Salt pan workers await disbursal of promised relief

This will to some extent prevent migration of workers, say manufacturers

Thousands of workers at salt pans in Vedaranyam expect prompt disbursal of the monthly relief of ₹ 5,000 per family announced recently by the State Government during the off-season months that extends from October to January.

Small scale manufacturers believe that the promised relief, a fulfilment of the poll promise by the Government, would, to a significant extent, prevent migration of workers in search of jobs to western districts to sustain their livelihood during the rainy season.

There is, however, no information so far on how the prospective beneficiaries will be enumerated. “We are still awaiting official information on distribution of the promised monsoon relief,” says V. Senthil, Secretary, Vedaranyam Small Scale Salt Manufacturers’ Federation.

State-wide, thousands of workers in salt pans are known to have secured membership of the Unorganised Workers Welfare Board. “Formation of a separate welfare board for the salt pan workers is the need of the hour to enrol all of them. The manufacturers are looking for clarity on the eligibility of workers for availing themselves of the monthly relief during the monsoon months,” Mr. Senthil said.

The salt industry in Vedaranyam has not recovered after the devastating impact of Gaja cyclone in 2018. Most of the salt pans were inundated with silt from the sea and neither the Central nor the State Government had fulfilled the request made by the manufactures for a special assistance to resume salt production.

Thereafter, the workers were left without jobs and a good number of them thought it fit to migrate elsewhere for livelihood.
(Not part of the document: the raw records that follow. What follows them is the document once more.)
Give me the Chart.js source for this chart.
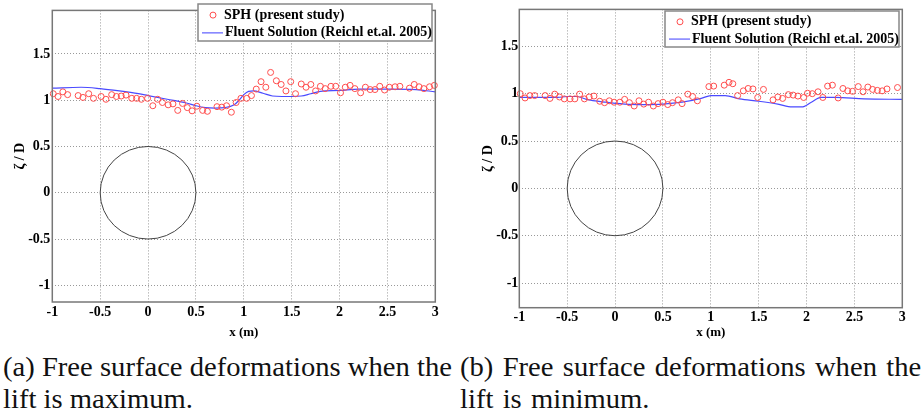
<!DOCTYPE html>
<html>
<head>
<meta charset="utf-8">
<script src="https://cdn.jsdelivr.net/npm/chart.js@4.4.1/dist/chart.umd.min.js"></script>
<style>
body { margin: 0; background: #fff; width: 922px; height: 419px; position: relative; overflow: hidden; }
canvas { position: absolute; top: 0; }
#chartA { left: 0; }
#chartB { left: 460px; }
.cap { position: absolute; top: 351px; font-family: "Liberation Serif", "Times New Roman", serif; font-size: 27px; line-height: 32px; color: #111; white-space: nowrap; transform-origin: 0 0; transform: scaleX(1.06); }
</style>
</head>
<body>
<canvas id="chartA" width="460" height="340"></canvas>
<canvas id="chartB" width="462" height="340"></canvas>
<div class="cap" style="left:3px;">(a) Free surface deformations when the<br>lift is maximum.</div>
<div class="cap" style="left:460px; word-spacing: 2px;">(b) Free surface deformations when the<br>lift is minimum.</div>
<script>
var xTicks = [-1, -0.5, 0, 0.5, 1, 1.5, 2, 2.5, 3];
var yTicks = [-1, -0.5, 0, 0.5, 1, 1.5];
var sphLabel = "SPH (present study)";
var fluentLabel = "Fluent Solution (Reichl et.al. 2005)";

// (a) lift maximum
var sphXA = [-0.99,-0.94,-0.89,-0.84,-0.73,-0.68,-0.62,-0.57,-0.49,-0.44,-0.38,-0.33,-0.28,-0.23,-0.17,-0.12,-0.07,-0.005,0.05,0.10,0.15,0.21,0.26,0.31,0.36,0.41,0.46,0.51,0.57,0.62,0.72,0.77,0.82,0.87,0.92,0.97,1.03,1.08,1.13,1.18,1.23,1.28,1.34,1.39,1.44,1.49,1.54,1.60,1.65,1.70,1.75,1.80,1.85,1.91,1.96,2.01,2.06,2.11,2.16,2.22,2.27,2.32,2.37,2.42,2.47,2.52,2.58,2.63,2.73,2.78,2.83,2.88,2.94,2.99];
var sphYA = [1.07,1.04,1.09,1.06,1.05,1.03,1.07,1.02,1.04,1.01,1.06,1.04,1.045,1.055,1.02,1.02,1.01,1.02,0.94,1.01,0.975,0.95,0.96,0.89,0.965,0.92,0.885,0.935,0.89,0.88,0.93,0.925,0.94,0.87,0.975,1.02,1.02,1.05,1.12,1.20,1.14,1.30,1.21,1.17,1.10,1.20,1.07,1.175,1.14,1.17,1.10,1.15,1.125,1.15,1.15,1.08,1.14,1.16,1.125,1.08,1.14,1.115,1.115,1.15,1.11,1.14,1.145,1.15,1.13,1.17,1.145,1.125,1.145,1.16];
var fluentXA = [-1,-0.7,-0.5,-0.3,-0.1,0,0.2,0.4,0.5,0.6,0.7,0.8,0.9,0.95,1.0,1.05,1.1,1.2,1.3,1.4,1.5,1.6,1.7,1.8,2.0,2.2,2.5,2.8,3.0];
var fluentYA = [1.13,1.14,1.125,1.10,1.07,1.05,1.01,0.97,0.94,0.92,0.915,0.92,0.95,1.0,1.06,1.095,1.10,1.075,1.045,1.04,1.04,1.045,1.07,1.095,1.105,1.12,1.12,1.115,1.09];

// (b) lift minimum
var sphXB = [-0.99,-0.94,-0.89,-0.84,-0.73,-0.68,-0.63,-0.58,-0.53,-0.47,-0.42,-0.37,-0.32,-0.27,-0.22,-0.16,-0.11,-0.06,-0.01,0.05,0.10,0.15,0.20,0.25,0.30,0.35,0.40,0.45,0.50,0.55,0.60,0.66,0.70,0.76,0.81,0.86,0.98,1.03,1.14,1.19,1.23,1.28,1.34,1.39,1.44,1.49,1.55,1.65,1.70,1.75,1.81,1.86,1.91,1.97,2.01,2.06,2.12,2.17,2.22,2.27,2.33,2.38,2.43,2.48,2.54,2.59,2.64,2.69,2.74,2.79,2.84,2.95];
var sphYB = [1.00,0.955,0.98,0.98,0.98,0.95,0.995,0.965,0.945,0.945,0.945,0.995,0.945,0.965,0.975,0.92,0.905,0.925,0.91,0.91,0.94,0.905,0.87,0.925,0.89,0.91,0.87,0.895,0.91,0.885,0.905,0.935,0.895,0.995,0.97,0.925,1.075,1.08,1.09,1.12,1.105,0.98,1.03,1.055,1.05,0.96,1.045,0.935,0.965,0.95,0.99,0.985,0.975,0.96,1.005,1.00,1.02,0.96,1.08,1.09,0.955,1.055,1.03,1.025,1.075,1.02,1.07,1.045,1.035,1.03,1.05,1.065];
var fluentXB = [-1,-0.6,-0.5,-0.4,-0.3,-0.1,0.1,0.3,0.5,0.7,0.9,1.0,1.15,1.3,1.5,1.7,1.85,1.95,2.05,2.15,2.3,2.6,3.0];
var fluentYB = [0.96,0.96,0.97,0.97,0.94,0.91,0.89,0.885,0.89,0.91,0.95,0.98,0.98,0.945,0.92,0.89,0.86,0.86,0.91,0.96,0.96,0.945,0.94];

// cylinder outline
var cylX = 0, cylY = 0, cylR = 0.5;

var serif = '"Liberation Serif", "Times New Roman", serif';

function toPoints(xs, ys) {
    var pts = [];
    for (var i = 0; i < xs.length; i++) pts.push({x: xs[i], y: ys[i]});
    return pts;
}

var framePlugin = {
    id: 'frame',
    beforeDatasetsDraw: function (chart) {
        var ctx = chart.ctx, xs = chart.scales.x, ys = chart.scales.y;
        var cx = xs.getPixelForValue(cylX), cy = ys.getPixelForValue(cylY);
        var rx = xs.getPixelForValue(cylX + cylR) - cx;
        var ry = cy - ys.getPixelForValue(cylY + cylR);
        ctx.save();
        ctx.strokeStyle = '#444';
        ctx.lineWidth = 1;
        ctx.beginPath();
        ctx.ellipse(cx, cy, rx, ry, 0, 0, Math.PI * 2);
        ctx.stroke();
        ctx.restore();
    },
    afterDraw: function (chart, args, opts) {
        var ctx = chart.ctx, a = chart.chartArea;
        ctx.save();
        ctx.strokeStyle = '#777';
        ctx.lineWidth = 1.5;
        ctx.strokeRect(a.left, a.top, a.right - a.left, a.bottom - a.top);

        // y title
        ctx.save();
        ctx.translate(opts.yTitleX, (a.top + a.bottom) / 2);
        ctx.rotate(-Math.PI / 2);
        ctx.fillStyle = '#000';
        ctx.font = 'bold 14px ' + serif;
        ctx.textAlign = 'center';
        ctx.textBaseline = 'middle';
        ctx.fillText('ζ / D', 0, 0);
        ctx.restore();

        // legend box
        var b = opts.box;
        ctx.fillStyle = '#fff';
        ctx.fillRect(b.left, b.top, b.width, b.height);
        ctx.strokeStyle = '#888';
        ctx.lineWidth = 1.5;
        ctx.strokeRect(b.left, b.top, b.width, b.height);

        var y1 = b.top + b.height * 0.3, y2 = b.top + b.height * 0.78;
        ctx.strokeStyle = '#ff4d4d';
        ctx.lineWidth = 1;
        ctx.beginPath();
        ctx.arc(b.left + 15, y1, 3, 0, Math.PI * 2);
        ctx.stroke();
        ctx.strokeStyle = '#6a6aff';
        ctx.lineWidth = 1.3;
        ctx.beginPath();
        ctx.moveTo(b.left + 4, y2);
        ctx.lineTo(b.left + 25, y2);
        ctx.stroke();

        ctx.fillStyle = '#000';
        ctx.font = 'bold 14px ' + serif;
        ctx.textBaseline = 'middle';
        ctx.textAlign = 'left';
        ctx.fillText(chart.data.datasets[0].label, b.left + 26, y1);
        ctx.fillText(chart.data.datasets[1].label, b.left + 27, y2);
        ctx.restore();
    }
};

function makeChart(id, sx, sy, fx, fy, yMin, yMax, lay) {
    return new Chart(document.getElementById(id), {
        type: 'scatter',
        data: {
            datasets: [{
                label: sphLabel,
                data: toPoints(sx, sy),
                pointRadius: 3,
                pointBorderWidth: 1,
                borderColor: '#ff4d4d',
                backgroundColor: 'rgba(0,0,0,0)',
                pointHoverRadius: 3,
                clip: false
            }, {
                label: fluentLabel,
                data: toPoints(fx, fy),
                showLine: true,
                pointRadius: 0,
                borderColor: '#4a4aff',
                borderWidth: 1.2,
                cubicInterpolationMode: 'monotone',
                fill: false
            }]
        },
        options: {
            responsive: false,
            animation: false,
            devicePixelRatio: 1,
            layout: { padding: { left: 0, right: lay.padRight, top: lay.padTop, bottom: 0 } },
            plugins: {
                legend: { display: false },
                tooltip: { enabled: false },
                frame: { box: lay.legend, yTitleX: lay.yTitleX }
            },
            scales: {
                x: {
                    type: 'linear', min: -1, max: 3,
                    afterBuildTicks: function (s) { s.ticks = xTicks.map(function (v) { return {value: v}; }); },
                    afterFit: function (s) { s.height = lay.xHeight; },
                    grid: { color: '#999', lineWidth: 1, drawTicks: false },
                    border: { display: false, dash: [1, 2] },
                    ticks: {
                        color: '#000', padding: lay.xTickPad, maxRotation: 0, autoSkip: false,
                        font: { family: serif, size: 14, weight: 'bold' },
                        callback: function (v) { return String(v); }
                    },
                    title: { display: true, text: 'x (m)', color: '#000', padding: { top: 0, bottom: 0 },
                        font: { family: serif, size: 13, weight: 'bold' } }
                },
                y: {
                    type: 'linear', min: yMin, max: yMax,
                    afterBuildTicks: function (s) { s.ticks = yTicks.map(function (v) { return {value: v}; }); },
                    afterFit: function (s) { s.width = lay.yWidth; },
                    grid: { color: '#999', lineWidth: 1, drawTicks: false },
                    border: { display: false, dash: [1, 2] },
                    ticks: {
                        color: '#000', padding: lay.yTickPad,
                        font: { family: serif, size: 14, weight: 'bold' },
                        callback: function (v) { return String(v); }
                    },
                    title: { display: false }
                }
            }
        },
        plugins: [framePlugin]
    });
}

makeChart('chartA', sphXA, sphYA, fluentXA, fluentYA, -1.18, 1.97, {
    yWidth: 52.3, xHeight: 38, padRight: 24.7, padTop: 1.3,
    xTickPad: 2, yTickPad: 2, yTitleX: 20,
    legend: { left: 198, top: 4, width: 234, height: 37 }
});
makeChart('chartB', sphXB, sphYB, fluentXB, fluentYB, -1.26, 1.89, {
    yWidth: 59.3, xHeight: 32.3, padRight: 19.7, padTop: 6.7,
    xTickPad: 1, yTickPad: 1, yTitleX: 28.3,
    legend: { left: 205, top: 11, width: 234, height: 36 }
});
</script>
</body>
</html>
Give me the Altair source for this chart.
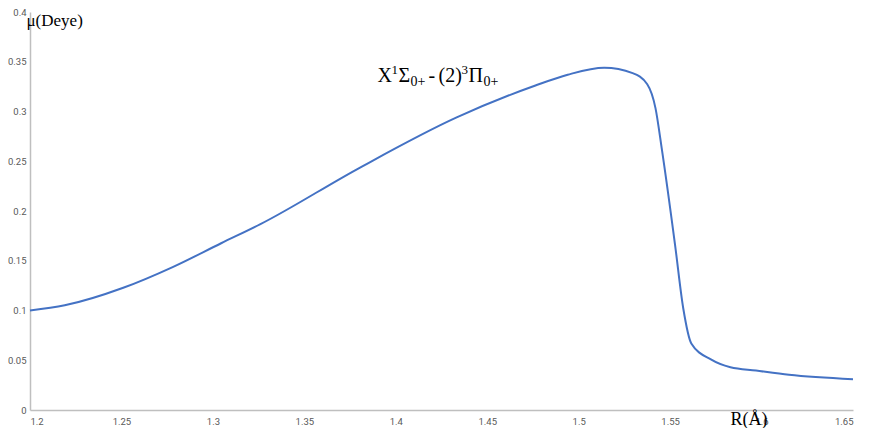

The salt industry is still in a crisis situation in Vedaranyam, and the heavy spells of downpour in recent weeks have only precipitated the problems of the manufacturers and workers.

Salt extraction, one of the primary economic activities of Vedaranyam region, is done from about 10,400 acres of which 7,000 acres are operated by two big companies by taking land on lease from the Salt Commission of India. The remaining 3,400 acres have been let on lease to about 700 small-scale producers (holding 5 to 10 acres).

Nearly 8,000 male and female permanent workers from Vedaranyam and surrounding villages are involved in the salt production process, manufacturers say. During the lean season from October to January, most of the workers borrow money from moneylenders at exorbitant rates of interest and eventually end up in deep debts.

Though the workers are entitled to priority in allotment of leased land for salt extraction through formation of coop societies, not many are aware of their rights.

According to Sujitha, a Tiruchi-based activist involved in sustaining livelihood of the salt pan workers, their deteriorating health condition is a cause for deep concern.

According to a study undertaken by a team from JIPMER in partnership with M. S. Swaminathan Research Foundation, a high prevalence of eye infection associated with exposure to sun and ultraviolet rays was found among salt workers of Vedaranyam.